We need to handle ARGP_KEY_NO_ARGS since we haven't initialised args->positionals to anything, and to be a valid argument vector we need to point to something even if it is just a pointer to a NULL (signifying an empty vector).

Since &state->argv[state->next] points to the end of the array if there were no positional parameters, or to the next parameter if there was one, the code is actually the same.

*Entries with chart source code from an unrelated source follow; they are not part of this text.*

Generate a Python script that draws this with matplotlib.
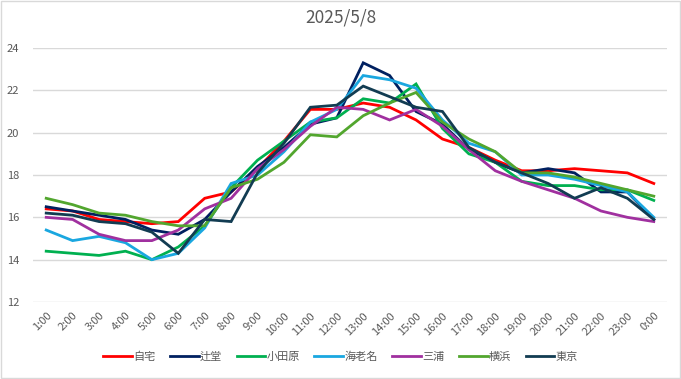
import matplotlib
matplotlib.use("Agg")
import matplotlib.pyplot as plt
from matplotlib.patches import Rectangle

plt.rcParams['font.family'] = ['Noto Sans CJK JP', 'DejaVu Sans']

hours = ["1:00", "2:00", "3:00", "4:00", "5:00", "6:00", "7:00", "8:00", "9:00", "10:00",
         "11:00", "12:00", "13:00", "14:00", "15:00", "16:00", "17:00", "18:00", "19:00",
         "20:00", "21:00", "22:00", "23:00", "0:00"]

jitaku = [16.4, 16.3, 15.9, 15.8, 15.7, 15.8, 16.9, 17.2, 18.3, 19.6, 21.1, 21.1,
          21.4, 21.2, 20.6, 19.7, 19.3, 18.7, 18.2, 18.2, 18.3, 18.2, 18.1, 17.6]
tsujido = [16.5, 16.3, 16.1, 15.9, 15.4, 15.2, 15.9, 17.2, 18.4, 19.3, 20.4, 20.7,
           23.3, 22.7, 21.0, 20.4, 19.2, 18.6, 18.1, 18.3, 18.1, 17.2, 17.2, 15.9]
odawara = [14.4, 14.3, 14.2, 14.4, 14.0, 14.6, 15.6, 17.4, 18.7, 19.6, 20.5, 20.7,
           21.6, 21.4, 22.3, 20.2, 19.0, 18.6, 17.7, 17.5, 17.5, 17.3, 17.3, 16.8]
ebina = [15.4, 14.9, 15.1, 14.8, 14.0, 14.3, 15.5, 17.6, 18.0, 19.1, 20.5, 21.1,
         22.7, 22.5, 22.1, 20.6, 19.5, 19.1, 18.0, 18.0, 17.8, 17.5, 17.2, 16.0]
miura = [16.0, 15.9, 15.2, 14.9, 14.9, 15.4, 16.4, 16.9, 18.3, 19.2, 20.3, 21.2,
         21.1, 20.6, 21.1, 20.3, 19.2, 18.2, 17.7, 17.3, 16.9, 16.3, 16.0, 15.8]
yokohama = [16.9, 16.6, 16.2, 16.1, 15.8, 15.6, 15.6, 17.4, 17.8, 18.6, 19.9, 19.8,
            20.8, 21.4, 21.9, 20.5, 19.7, 19.1, 18.1, 18.1, 17.9, 17.6, 17.3, 17.0]
tokyo = [16.2, 16.1, 15.8, 15.7, 15.3, 14.3, 15.9, 15.8, 18.1, 19.5, 21.2, 21.3,
         22.2, 21.7, 21.2, 21.0, 19.3, 18.6, 18.1, 17.6, 16.9, 17.4, 16.9, 15.9]

series_names = ["自宅", "辻堂", "小田原", "海老名", "三浦", "横浜", "東京"]
series_values = [jitaku, tsujido, odawara, ebina, miura, yokohama, tokyo]
colors = ["#FF0000", "#002060", "#00B050", "#1AA7E0", "#A0309F", "#52A62E", "#123C52"]

fig = plt.figure(figsize=(6.81, 3.79), dpi=100)
ax = fig.add_axes([33 / 681, 1 - 302 / 379, (667 - 33) / 681, (302 - 48) / 379])

x = list(range(len(hours)))
for name, vals, c in zip(series_names, series_values, colors):
    ax.plot(x, vals, color=c, lw=2.0, label=name, solid_joinstyle='miter')

ax.set_xlim(-0.5, len(hours) - 0.5)
ax.set_ylim(12, 24)
ax.set_yticks(range(12, 25, 2))
ax.set_xticks(x)
ax.set_xticklabels(hours, rotation=45, ha='right', rotation_mode='anchor')
ax.grid(axis='y', color='#D9D9D9', lw=1.0)
ax.set_axisbelow(True)
for s in ax.spines.values():
    s.set_visible(False)
ax.tick_params(axis='both', length=0, labelsize=8, labelcolor='#595959')
ax.tick_params(axis='x', pad=6)
ax.tick_params(axis='y', pad=10)

fig.text(0.5, 1 - 18 / 379, "2025/5/8", ha='center', va='center', fontsize=12.5, color='#595959')

leg = fig.legend(loc='center', bbox_to_anchor=(0.5, 1 - 357 / 379), ncol=7, frameon=False,
                 fontsize=8, handlelength=2.6, handletextpad=0.1, columnspacing=1.3)
for t in leg.get_texts():
    t.set_color('#595959')

fig.patches.append(Rectangle((0.001, 0.002), 0.997, 0.995, transform=fig.transFigure,
                             fill=False, edgecolor='#D9D9D9', lw=1.0))

fig.savefig("out.png", dpi=100)
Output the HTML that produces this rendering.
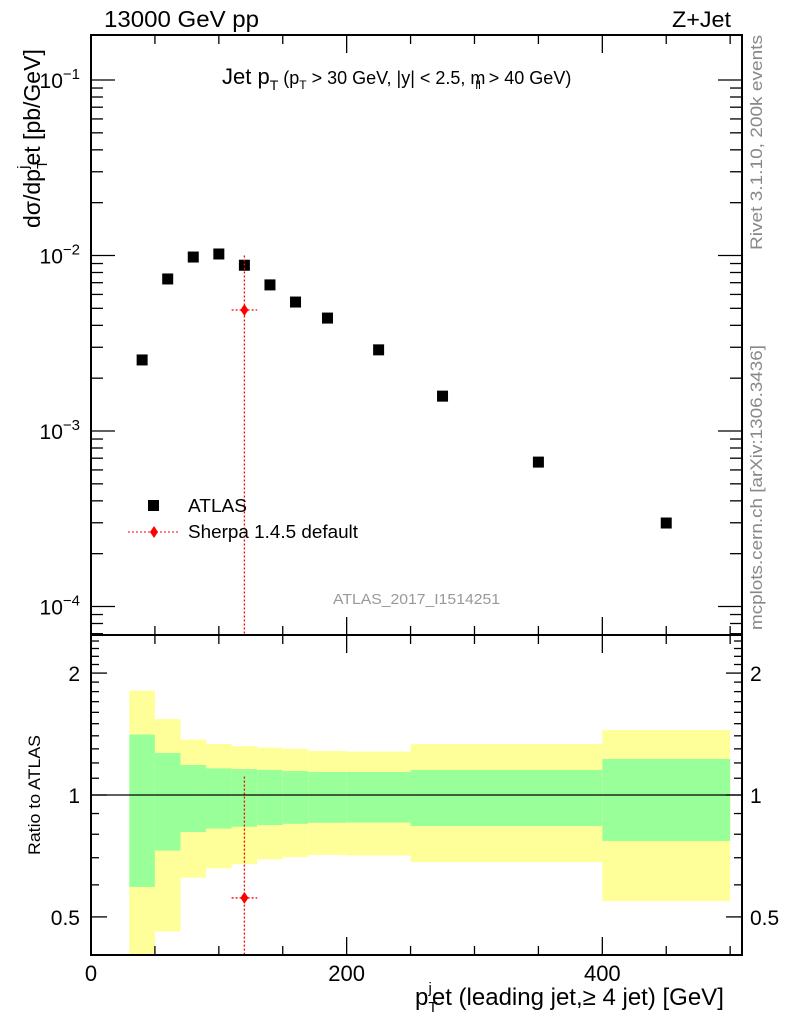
<!DOCTYPE html>
<html><head><meta charset="utf-8"><style>
body{margin:0;background:#fff}
svg{display:block;font-family:"Liberation Sans",Arial,sans-serif}
</style></head><body>
<svg id="c" width="786" height="1024" viewBox="0 0 786 1024" xmlns="http://www.w3.org/2000/svg">
<g id="bands"></g>
<g id="marks"></g>
<g id="axes"></g>
<text x="104" y="27" font-size="23" textLength="155" lengthAdjust="spacingAndGlyphs">13000 GeV pp</text>
<text x="672" y="27" font-size="22" textLength="59" lengthAdjust="spacingAndGlyphs">Z+Jet</text>
<text x="222" y="84" font-size="22">Jet p<tspan font-size="14" dy="6">T</tspan><tspan dy="-6" font-size="18"> (p</tspan><tspan font-size="12" dy="5">T</tspan><tspan dy="-5" font-size="18"> &gt; 30 GeV, |y| &lt; 2.5, m</tspan><tspan font-size="12" dy="5" dx="-10">ll</tspan><tspan dy="-5" font-size="18" dx="3"> &gt; 40 GeV)</tspan></text>
<text transform="translate(40,228) rotate(-90)" font-size="23">dσ/dp<tspan font-size="15" dy="7">T</tspan><tspan font-size="15" dy="-19" dx="-9">j</tspan><tspan dy="12">et [pb/GeV]</tspan></text>
<text transform="translate(762,250) rotate(-90)" font-size="17" fill="#888" textLength="215" lengthAdjust="spacingAndGlyphs">Rivet 3.1.10,  200k events</text>
<text transform="translate(762,630) rotate(-90)" font-size="17" fill="#888" textLength="285" lengthAdjust="spacingAndGlyphs">mcplots.cern.ch [arXiv:1306.3436]</text>
<text x="333" y="604" font-size="15" fill="#999" textLength="167" lengthAdjust="spacingAndGlyphs">ATLAS_2017_I1514251</text>
<rect x="148" y="500" width="11" height="11" fill="#000"/>
<text x="188" y="512" font-size="18" textLength="59" lengthAdjust="spacingAndGlyphs">ATLAS</text>
<line x1="128" y1="532" x2="180" y2="532" stroke="red" stroke-dasharray="2,2"/>
<path d="M154,526 L158,532 L154,538 L150,532Z" fill="red"/>
<text x="188" y="538" font-size="18" textLength="170" lengthAdjust="spacingAndGlyphs">Sherpa 1.4.5 default</text>
<text transform="translate(40,855) rotate(-90)" font-size="17" textLength="120" lengthAdjust="spacingAndGlyphs">Ratio to ATLAS</text>
<text x="415" y="1005" font-size="24">p<tspan font-size="15" dy="7">T</tspan><tspan font-size="15" dy="-19" dx="-9">j</tspan><tspan dy="12">et (leading jet,≥ 4 jet) [GeV]</tspan></text>
</svg>
<script>
const xCenters=[40,60,80,100,120,140,160,185,225,275,350,450];
const atlasVals=[2.54e-3,7.35e-3,9.8e-3,1.02e-2,8.8e-3,6.8e-3,5.43e-3,4.4e-3,2.9e-3,1.58e-3,6.65e-4,2.99e-4];
const binEdges=[30,50,70,90,110,130,150,170,200,250,300,400,500];
const yellowHi=[1.81,1.54,1.37,1.336,1.32,1.309,1.30,1.284,1.28,1.336,1.336,1.447];
const greenHi=[1.41,1.27,1.186,1.164,1.159,1.153,1.146,1.14,1.14,1.153,1.153,1.227];
const greenLo=[0.593,0.729,0.81,0.826,0.835,0.843,0.849,0.854,0.855,0.838,0.838,0.77];
const yellowLo=[0.3,0.46,0.625,0.659,0.675,0.694,0.702,0.711,0.709,0.683,0.683,0.547];
const sherpaX=[120];const sherpaXlo=[110];const sherpaXhi=[130];
const sherpaVals=[4.89e-3];const sherpaHi=[1.0e-2];const sherpaLo=[1e-6];
const sherpaRatio=[0.557];const sherpaRatioHi=[1.11];const sherpaRatioLo=[0.1];
const xTicks=[0,200,400];
const mainTicks=["10^-1","10^-2","10^-3","10^-4"];
const ratioTicks=[0.5,1,2];

const L=91,R=742,T=35,M=635,B=955;
const X=v=>L+v*1.2783;
const Ym=v=>80-(Math.log10(v)+1)*175.5;
const Yr=v=>795-Math.log10(v)*405;
const clampM=y=>Math.max(T,Math.min(M,y));
const clampR=y=>Math.max(M,Math.min(B,y));
const NS="http://www.w3.org/2000/svg";
function mk(par,tag,at){const e=document.createElementNS(NS,tag);for(const k in at)e.setAttribute(k,at[k]);par.appendChild(e);return e;}
const bands=document.getElementById('bands'),marks=document.getElementById('marks'),axes=document.getElementById('axes');
for(let i=0;i<binEdges.length-1;i++){
 const x0=X(binEdges[i]),x1=X(binEdges[i+1]);
 const y1=mk(bands,'rect',{x:x0,y:clampR(Yr(yellowHi[i])),width:x1-x0,height:clampR(Yr(yellowLo[i]))-clampR(Yr(yellowHi[i])),fill:'#ffff99'});
 
 
 const g=mk(bands,'rect',{x:x0,y:Yr(greenHi[i]),width:x1-x0,height:Yr(greenLo[i])-Yr(greenHi[i]),fill:'#99ff99'});
 
 
}
const one=mk(marks,'line',{x1:L,x2:R,y1:Yr(1),y2:Yr(1),stroke:'#000','stroke-width':1.3});


xCenters.forEach((x,i)=>{
 const r=mk(marks,'rect',{x:X(x)-5.5,y:Ym(atlasVals[i])-5.5,width:11,height:11,fill:'#000'});
 
 
});
sherpaX.forEach((x,i)=>{
 const cx=X(x);
 const s={stroke:'red','stroke-width':1.3,'stroke-dasharray':'2,2'};
 const a=mk(marks,'line',Object.assign({x1:cx,x2:cx,y1:clampM(Ym(sherpaHi[i])),y2:clampM(Ym(sherpaLo[i]))},s));
 
 
 const b=mk(marks,'line',Object.assign({x1:X(sherpaXlo[i]),x2:X(sherpaXhi[i]),y1:Ym(sherpaVals[i]),y2:Ym(sherpaVals[i])},s));
 
 
 const y=Ym(sherpaVals[i]);
 const p=mk(marks,'path',{d:`M${cx},${y-6}L${cx+4},${y}L${cx},${y+6}L${cx-4},${y}Z`,fill:'red'});
 
 
 const c=mk(marks,'line',Object.assign({x1:cx,x2:cx,y1:clampR(Yr(sherpaRatioHi[i])),y2:clampR(Yr(sherpaRatioLo[i]))},s));
 
 
 const d=mk(marks,'line',Object.assign({x1:X(sherpaXlo[i]),x2:X(sherpaXhi[i]),y1:Yr(sherpaRatio[i]),y2:Yr(sherpaRatio[i])},s));
 
 
 const yr=Yr(sherpaRatio[i]);
 const q=mk(marks,'path',{d:`M${cx},${yr-6}L${cx+4},${yr}L${cx},${yr+6}L${cx-4},${yr}Z`,fill:'red'});
 
 
});
[[T,M],[M,B]].forEach(([t,b])=>{
 const f=mk(axes,'rect',{x:L,y:t,width:R-L,height:b-t,fill:'none',stroke:'#000','stroke-width':2});
 
 
});
const ln=(x1,y1,x2,y2)=>mk(axes,'line',{x1,y1,x2,y2,stroke:'#000','stroke-width':1.3});
for(let v=0;v<=500;v+=50){const x=X(v),len=v%200==0?18:9;
 [T,M].forEach(t=>ln(x,t,x,t+len)); [M,B].forEach(b=>ln(x,b,x,b-len));}
xTicks.forEach(v=>{const t=mk(axes,'text',{x:X(v),y:981,'font-size':22,'text-anchor':'middle'});t.textContent=v;
 
 });
for(let e=-5;e<=-1;e++){for(let m=1;m<10;m++){const y=Ym(m*Math.pow(10,e));if(y<T||y>M)continue;const len=m==1?24:12;ln(L,y,L+len,y);ln(R,y,R-len,y);}}
mainTicks.forEach(s=>{const e=+s.split('^')[1];const y=Ym(Math.pow(10,e));
 const t=mk(axes,'text',{x:80,y:y+8,'font-size':21,'text-anchor':'end'});
 t.innerHTML='10<tspan font-size="15" dy="-9">'+(e<0?'−'+(-e):e)+'</tspan>';
 
 });
for(let v=0.4;v<=2.5;v+=0.1){const vv=Math.round(v*10)/10;const y=Yr(vv);if(y<M||y>B)continue;const maj=(vv==0.5||vv==1||vv==2);const len=maj?16:8;ln(L,y,L+len,y);ln(R,y,R-len,y);}
ratioTicks.forEach(v=>{const y=Yr(v);
 const t=mk(axes,'text',{x:80,y:y+8,'font-size':21,'text-anchor':'end'});t.textContent=v;
 
 
 const t2=mk(axes,'text',{x:750,y:y+8,'font-size':21});t2.textContent=v;
 
 });
</script>
</body></html>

argp parser functions may be chained together, so a parser function that doesn't recognise a particular option should return ARGP_ERR_UNKNOWN so that argp_parse can either try a different parser function or it can report it being unhandled as an error.

The full diff

--- test3.c    2016-05-30 13:47:01.431515079 +0100
+++ test4.c    2016-05-30 14:14:25.315137258 +0100
@@ -1,6 +1,8 @@
-/* test3.c */
+/* test4.c */
 #include <stdio.h> /* fprintf */
-#include <getopt.h> /* getopt_long, struct option */
+#include <argp.h> /* argp_parse, error_t, struct argp, struct argp_option,
+                     struct argp_state, OPTION_ALIAS,
+                     ARGP_KEY_ARGS, ARGP_KEY_NO_ARGS, ARGP_ERR_UNKNOWN */
 
 struct arguments {
     char *foo;
@@ -8,25 +10,17 @@
 };
 
 enum opt {
-    OPT_END = -1,
     OPT_FOO = 'f',
     OPT_NOFOO = 0x100,
-    OPT_UNEXPECTED = '?',
 };
-static const struct option longopts[] = {
-    {.name = "foo", .has_arg = required_argument, .val = OPT_FOO},
-    {.name = "also-foo", .has_arg = required_argument, .val = OPT_FOO},
-    {.name = "no-foo", .has_arg = no_argument, .val = OPT_NOFOO},
+static const struct argp_option opts[] = {
+    {.name = "foo", .key = OPT_FOO, .arg = "value"},
+    {.name = "also-foo", .key = OPT_FOO, .flags = OPTION_ALIAS},
+    {.name = "no-foo", .key = OPT_NOFOO},
     {},
 };
-const char optstring[] = "f:";
 
-struct parse_state {
-    char **argv;
-    struct arguments *input;
-};
-
-int parse_arg(int opt, char *arg, struct parse_state *state){
+error_t parse_arg(int opt, char *arg, struct argp_state *state){
     struct arguments *args = state->input;   
     switch (opt) {
     case OPT_FOO:
@@ -35,39 +29,26 @@
     case OPT_NOFOO:
         args->foo = NULL;
         return 0;
-    case OPT_END:
-        args->positionals = &state->argv[optind];
+    case ARGP_KEY_ARGS:
+    case ARGP_KEY_NO_ARGS:
+        args->positionals = &state->argv[state->next];
         return 0;
     default:
-        return 1;
+        return ARGP_ERR_UNKNOWN;
     }
 }
-
-int parse_args(int argc, char *argv[], struct arguments *args){
-    struct parse_state state = {
-        .argv = argv,
-        .input = args,
-    };
-    for (;;) {
-        int opt = getopt_long(argc, argv, optstring, longopts, NULL);
-        int ret = parse_arg(opt, optarg, &state);
-        if (ret != 0) {
-            return ret;
-        }
-
-        if (opt == -1) {
-            return 0;
-        }
-    }
-}
 
 int main(int argc, char *argv[]){
+    static const struct argp argp = {
+        .options = opts,
+        .parser = parse_arg,
+    };
     int ret = 0;
     struct arguments args = {
         .foo = NULL,
     };
 
-    ret = parse_args(argc, argv, &args);
+    ret = argp_parse(&argp, argc, argv, 0, NULL, &args);
     if (ret != 0) {
         return ret;
     }

Now we can see the fruits of our labour:

$ make test4
cc     test4.c   -o test4
$ ./test4 --help
Usage: test4 [OPTION...]

  -f, --foo=value, --also-foo=value
      --no-foo
  -?, --help                 Give this help list
      --usage                Give a short usage message

Mandatory or optional arguments to long options are also mandatory or optional
for any corresponding short options.